For Everything In Between:
- Assess the blast radius if something fails
- Calculate the real cost of fixing issues in six months when context is lost
- Evaluate honestly whether your team can understand and maintain AI-generated code
- Review AI output more carefully for domains where the tool has shown weaknesses
- Always run automated security checks regardless of feature risk
Understanding whether your team members thrive as generalists or specialists helps you match AI-assisted work to the engineers who can review it effectively.
The Bottom Line
Here's what the data tells us: 63% of developers now use AI tools and I expect this to only go up. Developer confidence in those tools dropped from 40% to 29% in a single year. Code duplication quadrupled. Refactoring was cut in half. Two-thirds of developers are fixing AI-generated code that looked right but wasn't.
This isn't a crisis. It's a signal. AI development tools are powerful accelerators that come with hidden costs we're only beginning to measure. The teams that thrive won't be the ones who ship fastest. They'll be the ones who understand exactly when to accept AI-generated code and when to demand human expertise.

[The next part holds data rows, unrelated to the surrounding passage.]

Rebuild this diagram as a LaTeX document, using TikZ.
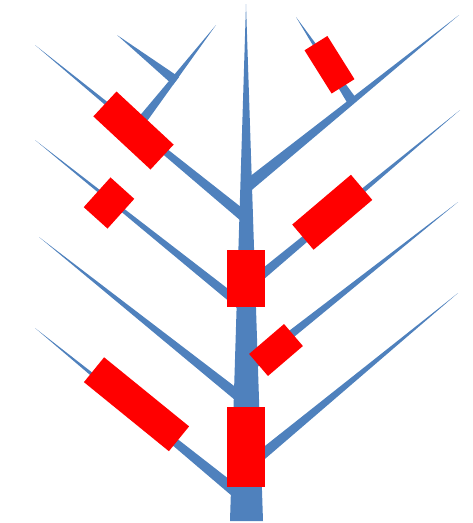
\documentclass[tikz,border=0pt]{standalone}
\usetikzlibrary{calc}
\definecolor{branchblue}{HTML}{4F81BD}
\tikzset{
  redbox/.style={fill=red, draw=none, inner sep=0pt, outer sep=0pt},
  wood/.style={fill=branchblue, draw=none},
}
\newcommand{\taperbranch}[3]{%
  \fill[wood] ($(#1)!#3!90:(#2)$) -- (#2) -- ($(#1)!#3!-90:(#2)$) -- cycle;}
\begin{document}
\begin{tikzpicture}[x=1pt,y=-1pt]
\useasboundingbox (0,0) rectangle (473,523);
% branch tips and bases
\coordinate (l1b) at (246,218); \coordinate (l1t) at (35,45);
\coordinate (l1sb) at (136,128); \coordinate (l1st) at (216,25);
\coordinate (twb) at (176,81); \coordinate (twt) at (117,35);
\coordinate (l2b) at (246,309); \coordinate (l2t) at (35,140);
\coordinate (l3b) at (246,402); \coordinate (l3t) at (39,237);
\coordinate (l4b) at (246,500); \coordinate (l4t) at (35,328);
\coordinate (r1b) at (246,187); \coordinate (r1t) at (459,15);
\coordinate (r1sb) at (352,101); \coordinate (r1st) at (296,17);
\coordinate (r2b) at (246,288); \coordinate (r2t) at (460,110);
\coordinate (r3b) at (246,370); \coordinate (r3t) at (458,202);
\coordinate (r4b) at (246,468); \coordinate (r4t) at (458,293);
\taperbranch{l1b}{l1t}{5.5pt}
\taperbranch{l1sb}{l1st}{5pt}
\taperbranch{twb}{twt}{5pt}
\taperbranch{l2b}{l2t}{5pt}
\taperbranch{l3b}{l3t}{5.5pt}
\taperbranch{l4b}{l4t}{6pt}
\taperbranch{r1b}{r1t}{6pt}
\taperbranch{r1sb}{r1st}{5pt}
\taperbranch{r2b}{r2t}{5pt}
\taperbranch{r3b}{r3t}{5pt}
\taperbranch{r4b}{r4t}{5.5pt}
% trunk
\coordinate (trl) at (230,521); \coordinate (trr) at (263,521); \coordinate (trt) at (246,4);
\fill[wood] (trl) -- (trr) -- (trt) -- cycle;
% red boxes
\node[redbox, minimum width=38pt, minimum height=57pt] (ba) at (246,278.5) {};
\node[redbox, minimum width=38pt, minimum height=80pt] (bb) at (246,447) {};
\node[redbox, minimum width=78pt, minimum height=34pt, rotate=-42.9] (bc) at (133.5,130.5) {};
\node[redbox, minimum width=40pt, minimum height=32pt, rotate=48] (bd) at (109,203) {};
\node[redbox, minimum width=51pt, minimum height=27pt, rotate=-57.9] (be) at (329.5,64.75) {};
\node[redbox, minimum width=77pt, minimum height=33pt, rotate=40.3] (bf) at (332.25,212.25) {};
\node[redbox, minimum width=46pt, minimum height=29pt, rotate=40.6] (bg) at (276,350) {};
\node[redbox, minimum width=109.5pt, minimum height=32pt, rotate=-39.1] (bh) at (136.5,404.25) {};
\end{tikzpicture}
\end{document}
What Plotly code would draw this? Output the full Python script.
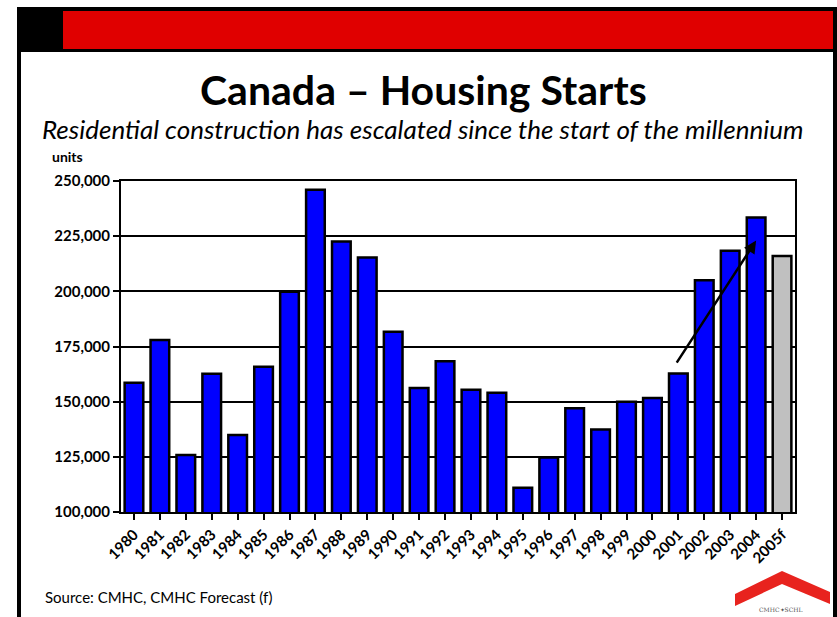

Use AI tools for what they excel at: accelerating low-risk development, generating boilerplate, prototyping quickly. Reject them for what they struggle with: architectural decisions, security-critical code, complex business logic. And never, under any circumstances, skip automated security scanning because you trust the AI output.
The speed is seductive. The technical debt is real. The judgment call is still yours.